According to Reuters, the pledges come after Russia has either reduced or halted gas supplies to some countries since its invasion of Ukraine.
As the Danish Prime Minister Mette Frederiksen said at an energy summit in Copenhagen:
We share a great potential for offshore wind. As long as we depend on fossil fuels, we are vulnerable
The Baltic Sea currently has 2.8 gigawatts (GW) offshore wind capacity installed, with almost all of it in Danish and German waters.
The agreement was made at a summit attended by European Commission chief Ursula von der Leyen and ministers and lawmakers from Denmark, Germany, Poland, Lithuania, Latvia, Estonia, Finland and Sweden, which all border the Baltic Sea.
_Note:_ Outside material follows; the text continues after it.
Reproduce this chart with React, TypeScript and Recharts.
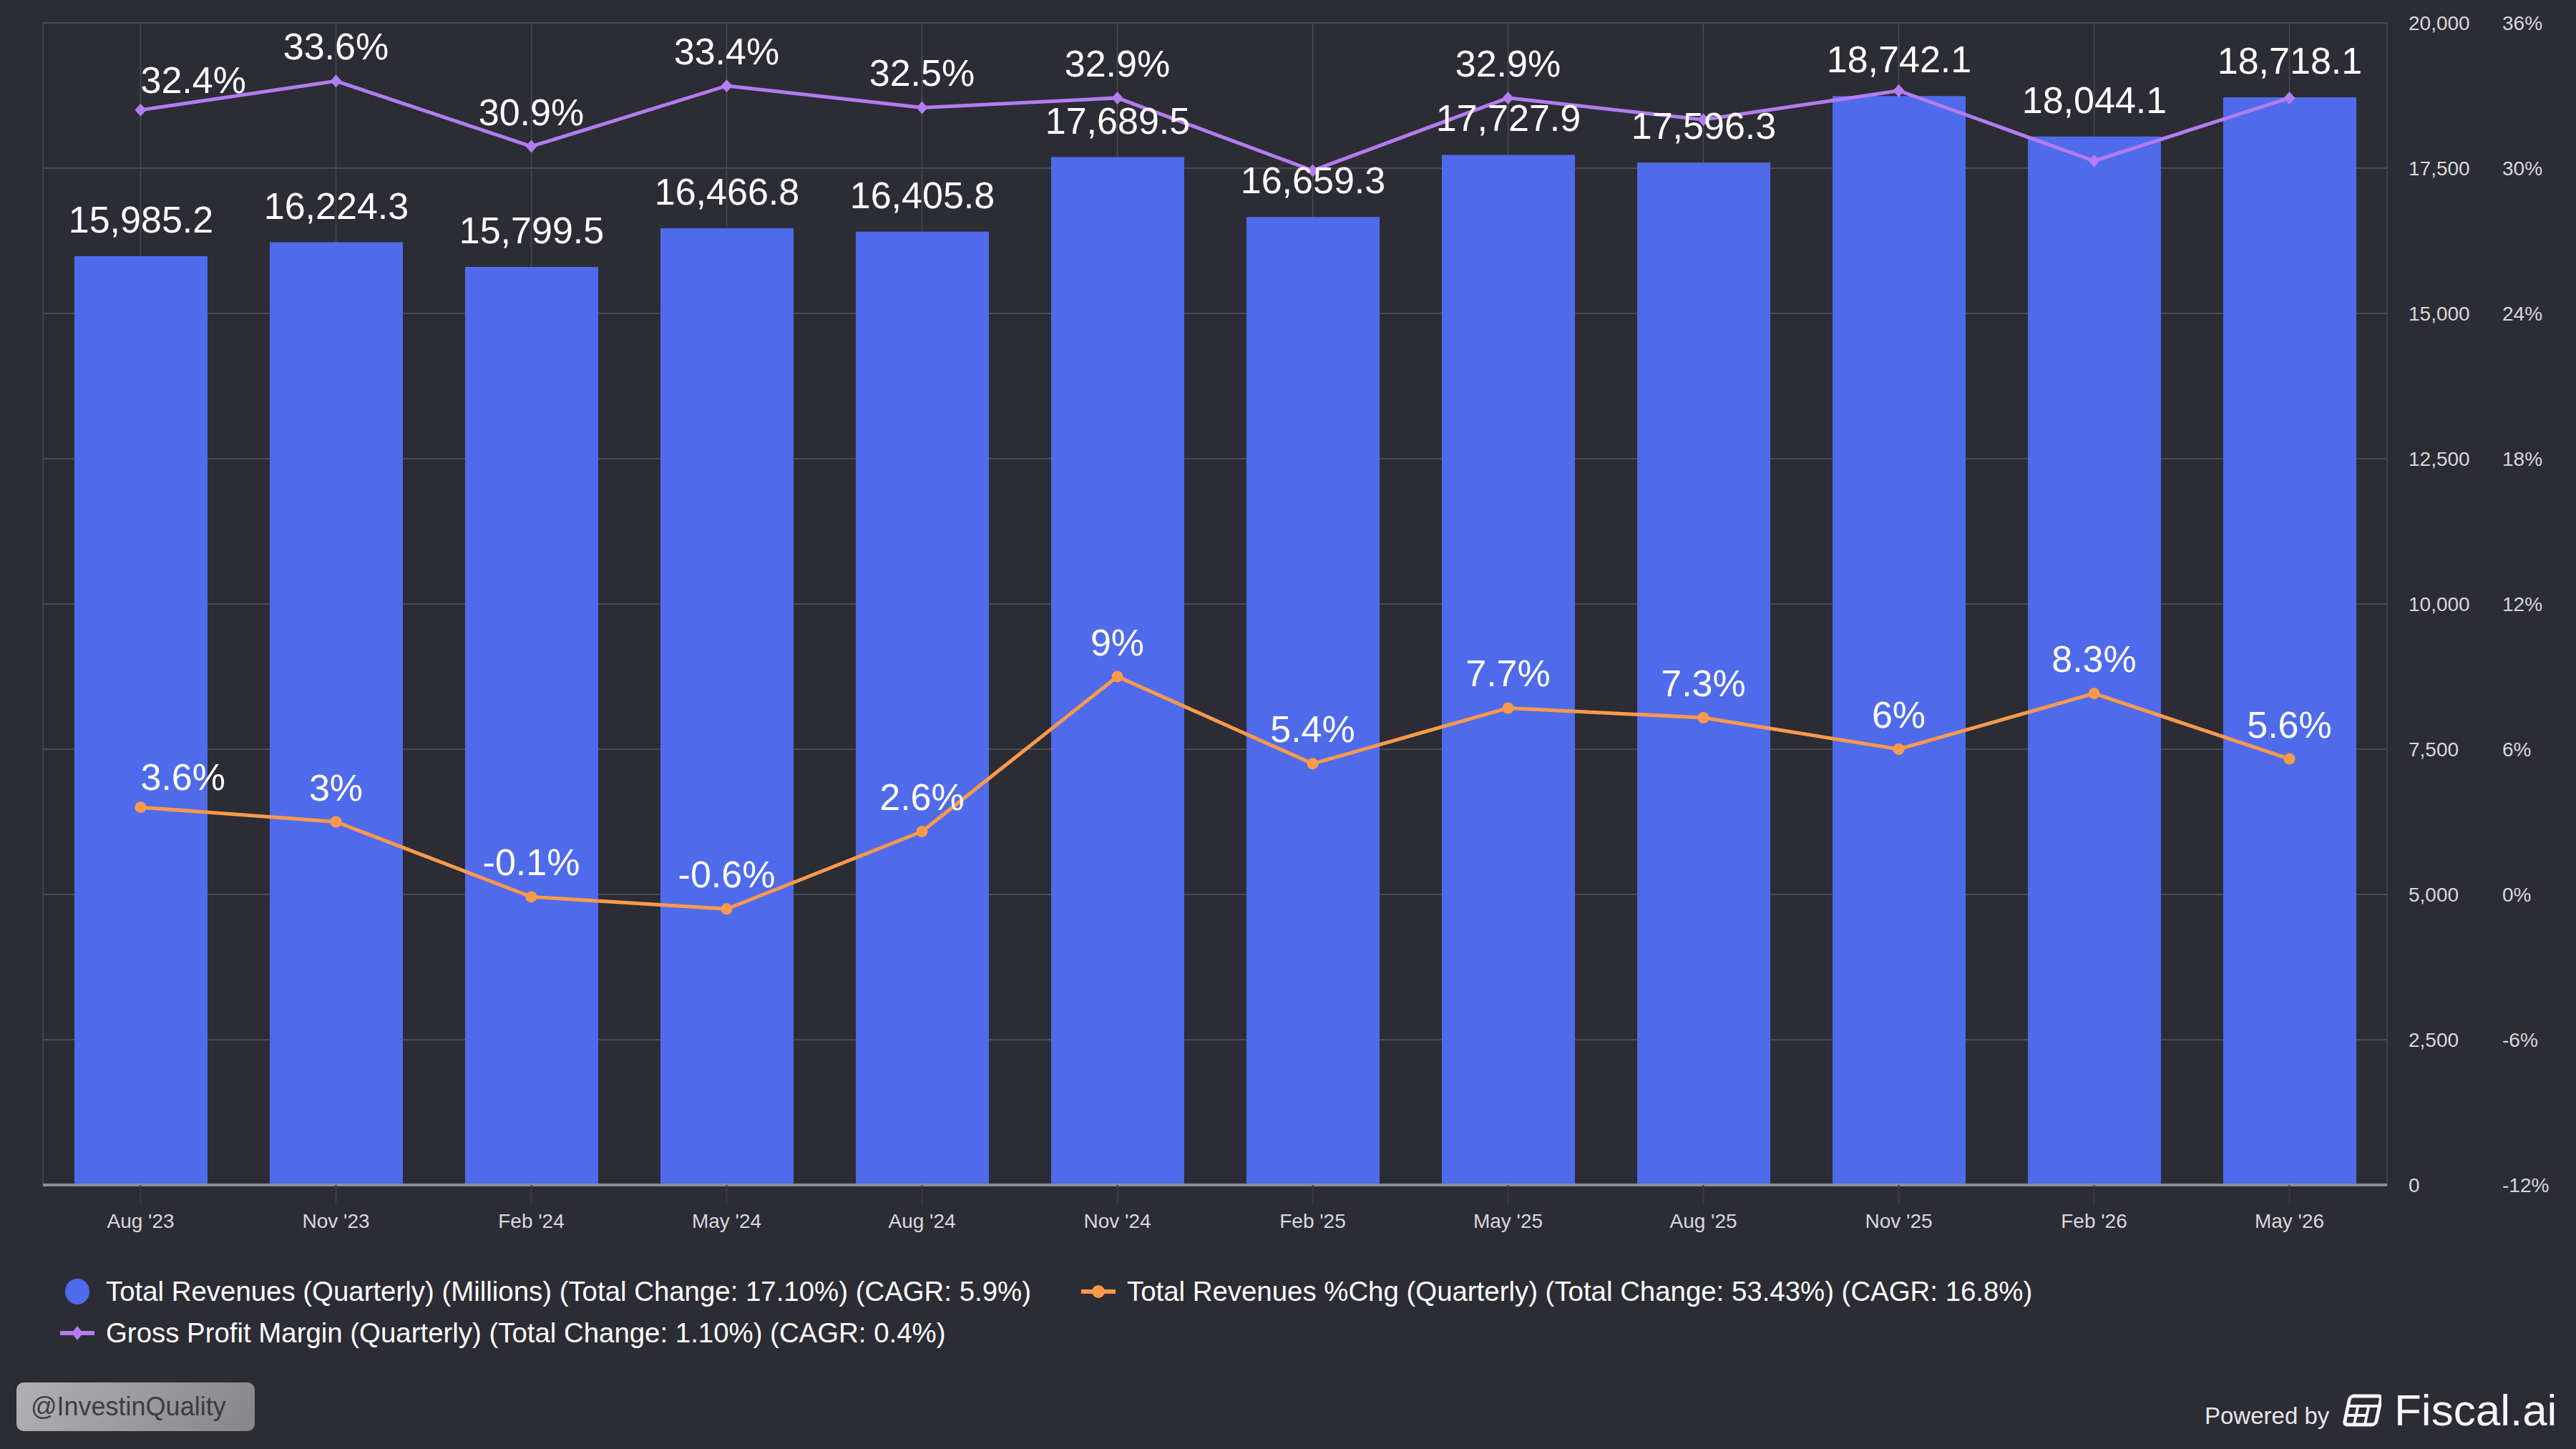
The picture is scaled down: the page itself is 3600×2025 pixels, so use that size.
import React from "react";
import {
  ComposedChart,
  Bar,
  Line,
  XAxis,
  YAxis,
  CartesianGrid,
  LabelList,
  Legend,
} from "recharts";

const quarters = ["Aug '23", "Nov '23", "Feb '24", "May '24", "Aug '24", "Nov '24", "Feb '25", "May '25", "Aug '25", "Nov '25", "Feb '26", "May '26"];
const revenues = [15985.2, 16224.3, 15799.5, 16466.8, 16405.8, 17689.5, 16659.3, 17727.9, 17596.3, 18742.1, 18044.1, 18718.1];
const revenueChg = [3.6, 3, -0.1, -0.6, 2.6, 9, 5.4, 7.7, 7.3, 6, 8.3, 5.6];
const grossMargin = [32.4, 33.6, 30.9, 33.4, 32.5, 32.9, 29.9, 32.9, 32.0, 33.2, 30.3, 32.9];
// the source hides margin labels that would collide with the bar labels
const marginLabelShown = [true, true, true, true, true, true, false, true, false, false, false, false];

const revenueTicks = [0, 2500, 5000, 7500, 10000, 12500, 15000, 17500, 20000];
const percentTicks = [-12, -6, 0, 6, 12, 18, 24, 30, 36];

const legendNames = [
  "Total Revenues (Quarterly) (Millions) (Total Change: 17.10%) (CAGR: 5.9%)",
  "Total Revenues %Chg (Quarterly) (Total Change: 53.43%) (CAGR: 16.8%)",
  "Gross Profit Margin (Quarterly) (Total Change: 1.10%) (CAGR: 0.4%)",
];

const BG = "#2c2c35";
const BLUE = "#4f6beb";
const ORANGE = "#fb9a4b";
const PURPLE = "#b37cf0";
const GRID = "#4a4a53";
const TICK = "#d8d8dc";

// numeric ids so the revenue axis sits next to the plot, the % axis outside it
const REV_AXIS = 0;
const PCT_AXIS = 1;

const data = quarters.map((q, i) => ({
  quarter: q,
  revenue: revenues[i],
  chg: revenueChg[i],
  margin: grossMargin[i],
}));

const fmtRevenue = (v: number) =>
  v.toLocaleString("en-US", { minimumFractionDigits: 1, maximumFractionDigits: 1 });

const OrangeDot = (props: any) => {
  const { cx, cy, index } = props;
  if (cx == null || cy == null) return null;
  return <circle key={`o-${index}`} cx={cx} cy={cy} r={8} fill={ORANGE} />;
};

const DiamondDot = (props: any) => {
  const { cx, cy, index } = props;
  if (cx == null || cy == null) return null;
  return (
    <polygon
      key={`d-${index}`}
      points={`${cx},${cy - 9} ${cx + 8},${cy} ${cx},${cy + 9} ${cx - 8},${cy}`}
      fill={PURPLE}
    />
  );
};

const makeLineLabel = (shown?: boolean[]) => (props: any) => {
  const { index, value } = props;
  if (shown && !shown[index]) return null;
  const vb = props.viewBox || {};
  const x = vb.x ?? props.x;
  const y = vb.y ?? props.y;
  if (x == null || y == null) return null;
  const first = index === 0;
  return (
    <text
      key={`l-${index}`}
      x={x}
      y={y - (first ? 24 : 30)}
      textAnchor={first ? "start" : "middle"}
      fill="#ffffff"
      fontSize={52}
    >
      {`${value}%`}
    </text>
  );
};

const LegendIcon = ({ i }: { i: number }) => {
  if (i === 0) {
    return (
      <svg width={56} height={40}>
        <ellipse cx={24} cy={20} rx={17} ry={18} fill={BLUE} />
      </svg>
    );
  }
  const color = i === 1 ? ORANGE : PURPLE;
  return (
    <svg width={56} height={40}>
      <line x1={0} y1={20} x2={48} y2={20} stroke={color} strokeWidth={6} />
      {i === 1 ? (
        <circle cx={24} cy={20} r={9} fill={color} />
      ) : (
        <polygon points="24,10 32,20 24,30 16,20" fill={color} />
      )}
    </svg>
  );
};

const LegendContent = () => (
  <div
    style={{
      display: "flex",
      flexWrap: "wrap",
      columnGap: 70,
      width: 3000,
      paddingLeft: 84,
      boxSizing: "border-box",
    }}
  >
    {legendNames.map((name, i) => (
      <div key={name} style={{ display: "flex", alignItems: "center", height: 58 }}>
        <LegendIcon i={i} />
        <span style={{ marginLeft: 8, color: "#ffffff", fontSize: 38.4, whiteSpace: "nowrap" }}>{name}</span>
      </div>
    ))}
  </div>
);

const FiscalLogo = () => (
  <svg width={54} height={46} viewBox="0 0 54 46">
    <g transform="skewX(-12) translate(8,0)">
      <rect x={3} y={3} width={44} height={40} rx={5} fill="none" stroke="#f5f5f5" strokeWidth={5} />
      <line x1={3} y1={17} x2={47} y2={17} stroke="#f5f5f5" strokeWidth={4} />
      <line x1={3} y1={30} x2={32} y2={30} stroke="#f5f5f5" strokeWidth={4} />
      <line x1={17} y1={17} x2={17} y2={43} stroke="#f5f5f5" strokeWidth={4} />
      <line x1={32} y1={17} x2={32} y2={43} stroke="#f5f5f5" strokeWidth={4} />
    </g>
  </svg>
);

export default function App() {
  return (
    <div
      style={{
        position: "absolute",
        left: 0,
        top: 0,
        width: 3600,
        height: 2025,
        background: BG,
        fontFamily: "'Liberation Sans', Arial, Helvetica, sans-serif",
        overflow: "hidden",
      }}
    >
      <ComposedChart
        width={3600}
        height={2025}
        data={data}
        margin={{ top: 32, left: 60, right: 33, bottom: 265 }}
      >
        <CartesianGrid yAxisId={REV_AXIS} vertical={false} stroke={GRID} strokeWidth={2} />
        <CartesianGrid yAxisId={REV_AXIS} horizontal={false} stroke={GRID} strokeWidth={1.5} />
        <XAxis
          dataKey="quarter"
          height={104}
          tickSize={27}
          tickMargin={13}
          tick={{ fill: TICK, fontSize: 28 }}
          tickLine={{ stroke: "#3b3b42", strokeWidth: 2 }}
          axisLine={{ stroke: "#8e8e96", strokeWidth: 4 }}
          interval={0}
        />
        <YAxis
          yAxisId={REV_AXIS}
          orientation="right"
          domain={[0, 20000]}
          ticks={revenueTicks}
          width={131}
          tickSize={0}
          tickMargin={30}
          axisLine={false}
          tickLine={false}
          tick={{ fill: TICK, fontSize: 28 }}
          tickFormatter={(v: number) => v.toLocaleString("en-US")}
        />
        <YAxis
          yAxisId={PCT_AXIS}
          orientation="right"
          domain={[-12, 36]}
          ticks={percentTicks}
          width={100}
          tickSize={0}
          tickMargin={30}
          axisLine={false}
          tickLine={false}
          tick={{ fill: TICK, fontSize: 28 }}
          tickFormatter={(v: number) => `${v}%`}
        />
        <Bar yAxisId={REV_AXIS} dataKey="revenue" fill={BLUE} barSize={186} isAnimationActive={false}>
          <LabelList
            dataKey="revenue"
            position="top"
            offset={33}
            fill="#ffffff"
            fontSize={52}
            formatter={(v: any) => fmtRevenue(Number(v))}
          />
        </Bar>
        <Line
          yAxisId={PCT_AXIS}
          dataKey="chg"
          stroke={ORANGE}
          strokeWidth={5}
          dot={OrangeDot}
          activeDot={false}
          isAnimationActive={false}
        >
          <LabelList dataKey="chg" content={makeLineLabel()} />
        </Line>
        <Line
          yAxisId={PCT_AXIS}
          dataKey="margin"
          stroke={PURPLE}
          strokeWidth={5}
          dot={DiamondDot}
          activeDot={false}
          isAnimationActive={false}
        >
          <LabelList dataKey="margin" content={makeLineLabel(marginLabelShown)} />
        </Line>
        <Legend
          layout="vertical"
          align="center"
          verticalAlign="middle"
          content={() => <LegendContent />}
          wrapperStyle={{ left: 0, top: 1776, width: 3000, height: 120 }}
        />
      </ComposedChart>

      <div
        style={{
          position: "absolute",
          left: 23,
          top: 1932,
          width: 333,
          height: 68,
          borderRadius: 10,
          background: "linear-gradient(120deg, #b1b1b5, #86868a)",
          color: "#3c3c40",
          fontSize: 36,
          lineHeight: "68px",
          paddingLeft: 20,
          boxSizing: "border-box",
        }}
      >
        @InvestinQuality
      </div>

      <div
        style={{
          position: "absolute",
          left: 3081,
          top: 1962,
          fontSize: 33,
          lineHeight: "33px",
          color: "#e6e6e8",
          whiteSpace: "nowrap",
        }}
      >
        Powered by
      </div>
      <div style={{ position: "absolute", left: 3274, top: 1948 }}>
        <FiscalLogo />
      </div>
      <div
        style={{
          position: "absolute",
          left: 3346,
          top: 1940,
          fontSize: 62,
          lineHeight: "62px",
          color: "#f7f7f7",
          whiteSpace: "nowrap",
        }}
      >
        Fiscal.ai
      </div>
    </div>
  );
}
Earlier, the Clean Arctic Alliance has written to the ministers from Norway, Denmark, Iceland, Greenland and the Faroe Islands to propose a number of domestic and international actions which would help to rapidly kick-start the establishment of these green corridors in Arctic waters.
In May, Nordic climate and environment ministers signed an agreement to establish green corridors for emission-free shipping between ports in the Nordic Region.
According to the Alliance, within the 12 nautical territorial limit of each country’s domestic waters, its suggests the banning of the use and carriage of polluting heavy fuel oil (HFO). Norway has already introduced such a ban in the waters around Svalbard.
Such a ban will be an international requirement from July 2024 in some Arctic waters, when the International Maritime Organization’s (IMO) Arctic HFO ban comes into effect.